Generationenwechsel überfällig

Die Grünen spaltet nach der Wahl die Frage der Steuerpolitik: Die Linken in der Partei muteten ihren – gut verdienenden – Wählern Steuererhöhungspläne zu. Die Realos wehrten sich von Anfang an gegen diese Politik und sehen sich nun bestätigt. Kritiker wie der baden-württembergische Ministerpräsident Winfried Kretschmann erklären die Stimmenverluste der Grünen damit, dass man sich nicht voll auf die Kernthemen wie Verbraucherschutz und Energie konzentrierte. Jürgen Trittin wollte seine Partei auf dem Hoch der Umfragewerte dagegen zu einer Volkspartei ausbauen, die sich um alle großen Themen kümmert. Bei Umfragewerten über 25 Prozent schien das plausibel, aber am Ende ließ es die Grünen noch tiefer fallen.

Parallel zu den Flügelkämpfen stellt sich in beiden Parteien die Generationenfrage. Steinbrück ist 66 Jahre alt - dass er noch einmal die SPD anführen würde, hatten vor vier Jahren die wenigsten erwartet. Trittin ist seit acht Jahren das Gesicht der Grünen – auch das sonstige Spitzenpersonal hat sich seitdem kaum verändert. In beiden Parteien ist ein Generationenwechsel aber nicht einfach. Den Grünen fehlt eine zweite Reihe bewährter Politiker, die jetzt die Führungsämter ausfüllen könnte. Die Hoffnungsträger der SPD sind bislang in den Ländern gebunden – und sehen gar keinen Grund, in den schwächelnden Bundesverband zu wechseln.

Was macht die Linke?

Ob SPD oder Grüne für die Union der interessantere Koalitionspartner sind, hängt also von der weiteren internen Entwicklung dieser Parteien ab. Dass die CDU mit beiden Parteien zusammenarbeiten würde, daran ließ sie schon am Wahlabend keinen Zweifel. Der FDP trauerte sie nicht nach. "Es wird sich jemand finden", sagte Wolfgang Schäuble.

Die Linke arbeitet daran, eine dritte Option zur Verfügung zu stellen, also neben Schwarz-Rot und Schwarz-Grün auch Rot-Rot-Grün möglich zu machen.
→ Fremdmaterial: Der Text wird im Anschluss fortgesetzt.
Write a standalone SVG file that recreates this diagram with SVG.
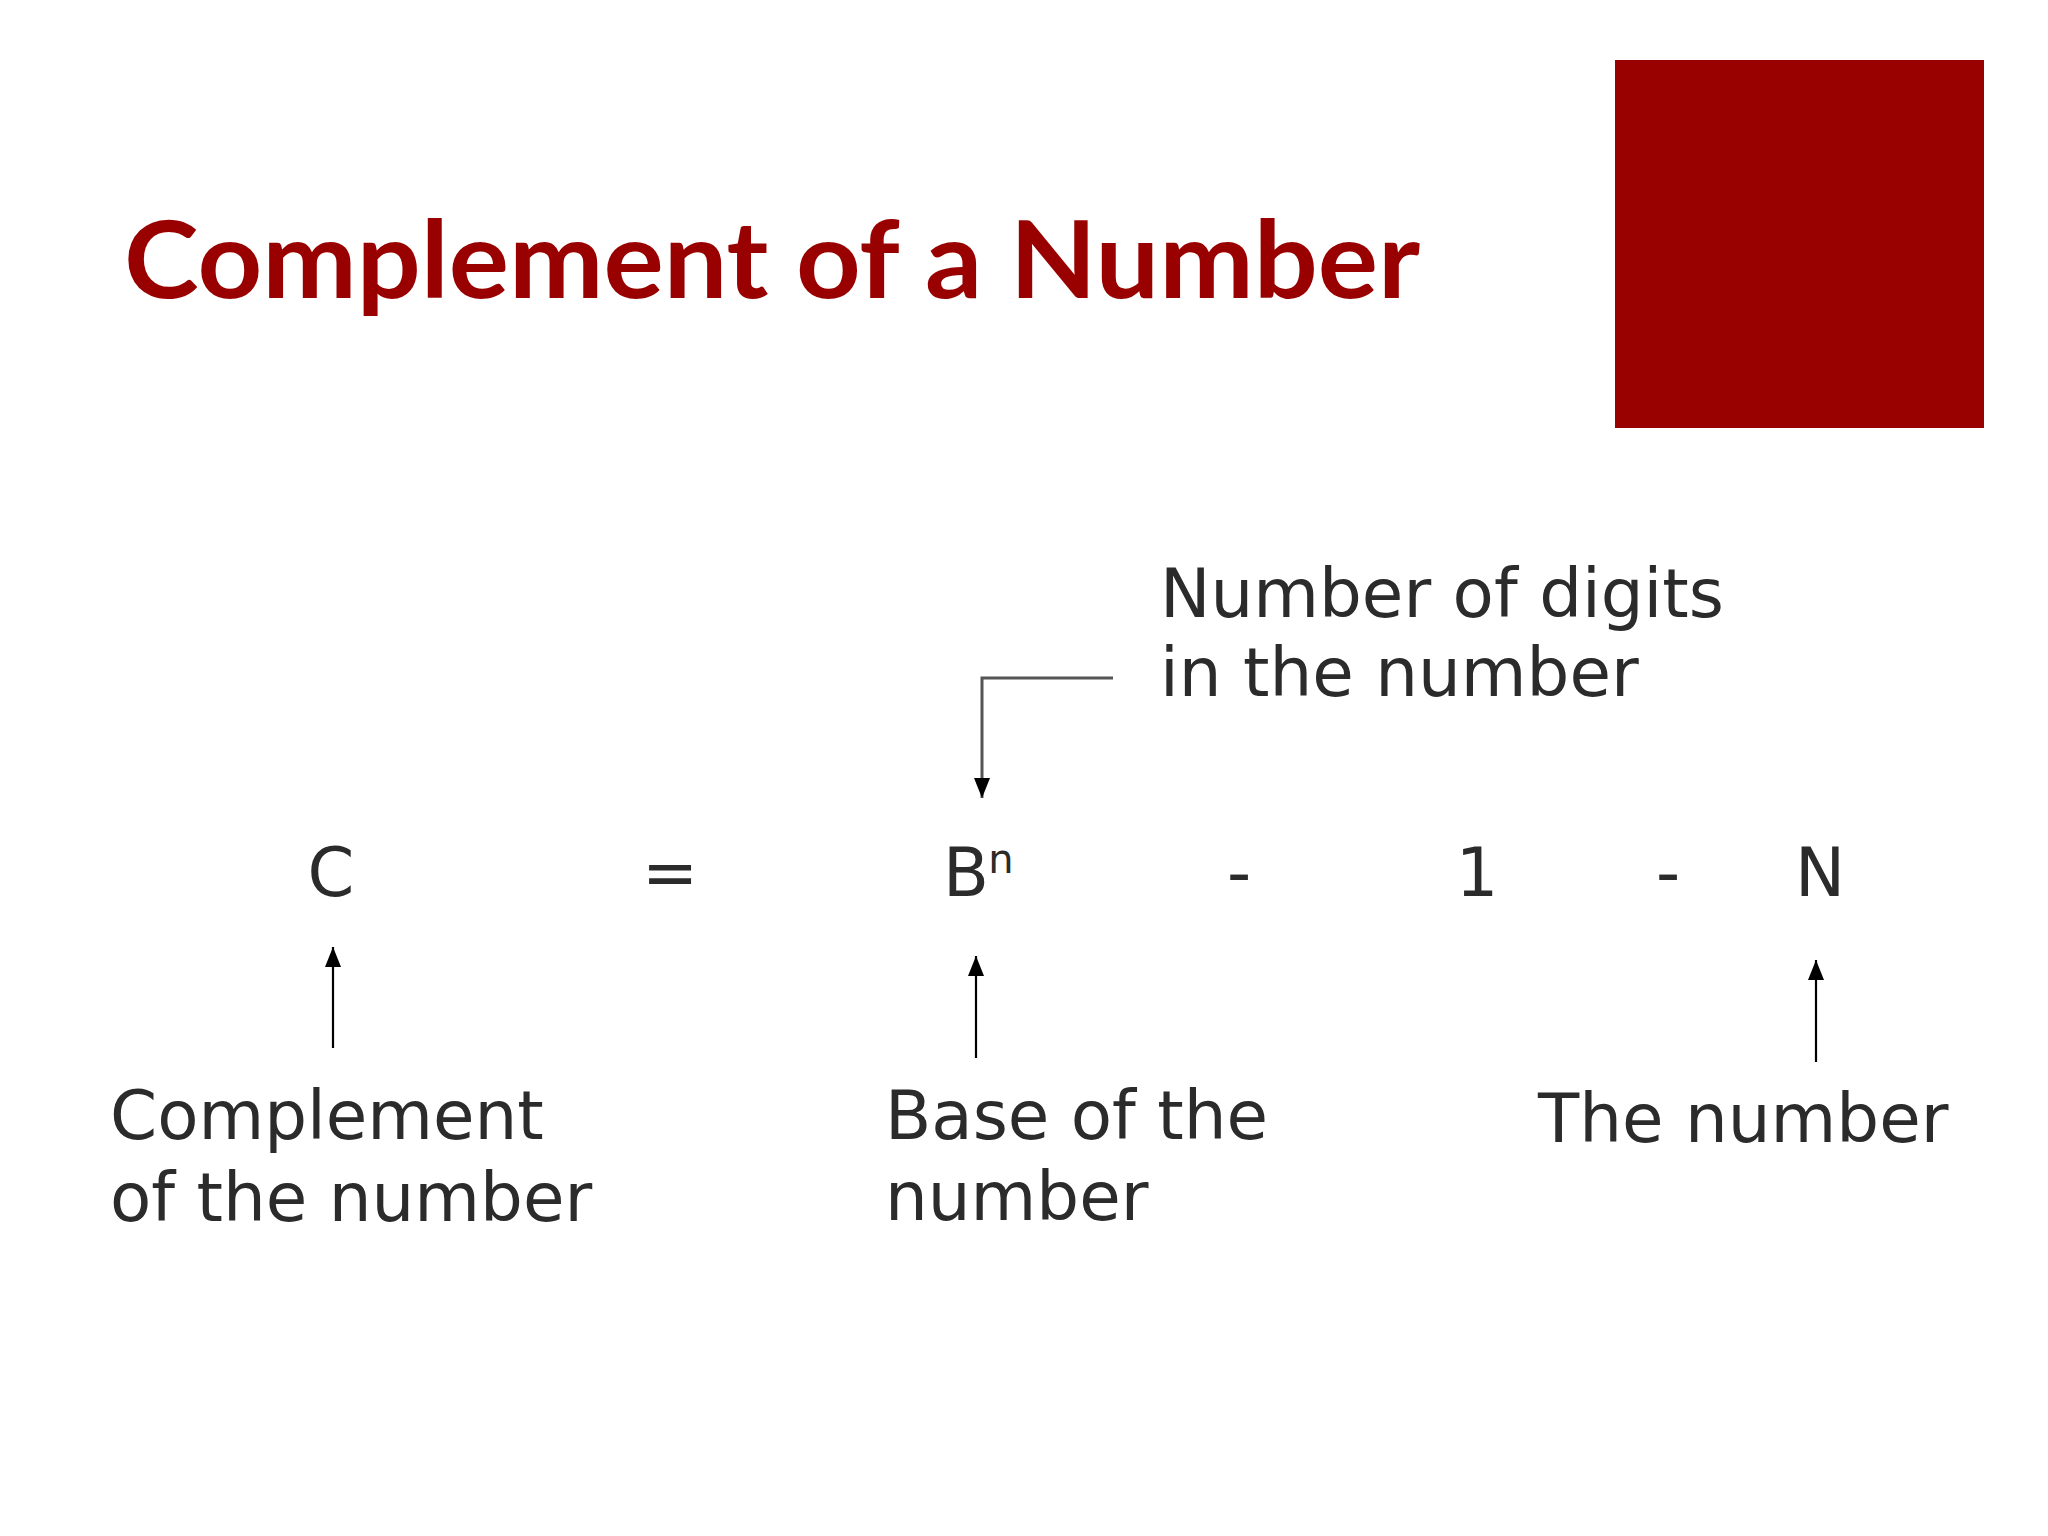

Da beide verbleibenden Koalitionsmöglichkeiten vor der Wahl als unwahrscheinlich galten, bringt sie sich nun wieder ins Spiel. Die Parteivorsitzenden betonen, dass es eine linke Mehrheit im Bundestag gäbe. Zuletzt meldete der "Spiegel", dass es in der Partei Bestrebungen gibt, die radikalen Positionen in der Außenpolitik zu überdenken. Das würde sie koalitionsfähiger machen. Die Union bekommt fast die absolute Mehrheit und trotzdem wird die Kanzlerin abgewählt? Noch scheint das abwegig – aber wenn sich die Linke geschickt verhält, können SPD und Grüne fortan damit drohen.